- Homestead Park Homestead Park
- Coordinates: 26°12′14″S 27°59′55″E﻿ / ﻿26.20389°S 27.99861°E
- Country: South Africa
- Province: Gauteng
- Municipality: City of Johannesburg
- Main Place: Johannesburg

Area
- • Total: 0.55 km^{2} (0.21 sq mi)

Population (2011)
- • Total: 1,423
- • Density: 2,600/km^{2} (6,700/sq mi)

Racial makeup (2011)
- • Black African: 20.5%
- • Coloured: 2.3%
- • Indian/Asian: 67.6%
- • White: 2.3%
- • Other: 7.4%

First languages (2011)
- • English: 68.5%
- • Afrikaans: 11.1%
- • Tswana: 2.8%
- • Zulu: 2.7%
- • Other: 14.9%
- Time zone: UTC+2 (SAST)
- Postal code (street): 2092

= Homestead Park, Gauteng =

Homestead Park is a suburb of Johannesburg, South Africa.

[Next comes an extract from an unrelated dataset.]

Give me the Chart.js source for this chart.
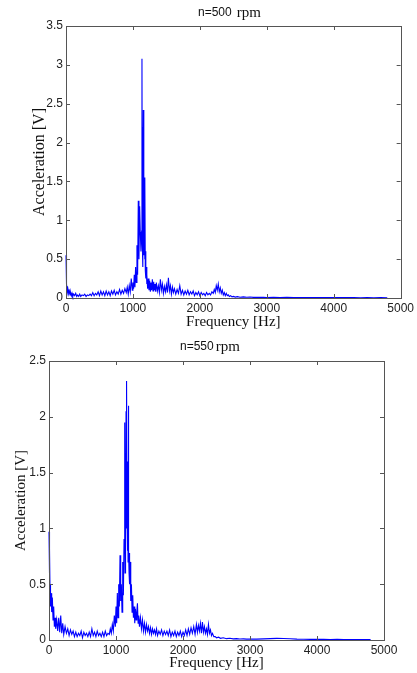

The suburb is west of the Johannesburg CBD and is adjacent to Mayfair. It is located in Region F of the City of Johannesburg Metropolitan Municipality.

==In the news==
Residents of the suburb are concerned about the authorities' poor management of the area. Residents of Homestead Park informal settlement have built their dwellings over a gas pipeline set 1,5 m underground.
The urban poor often reside in hazard hotspots, and this situation, according to a SASOL Report, is an uncontrolled safety risk. Despite fires being lit over the pipeline, the relocation of settlements is being delayed by the city bureaucracy.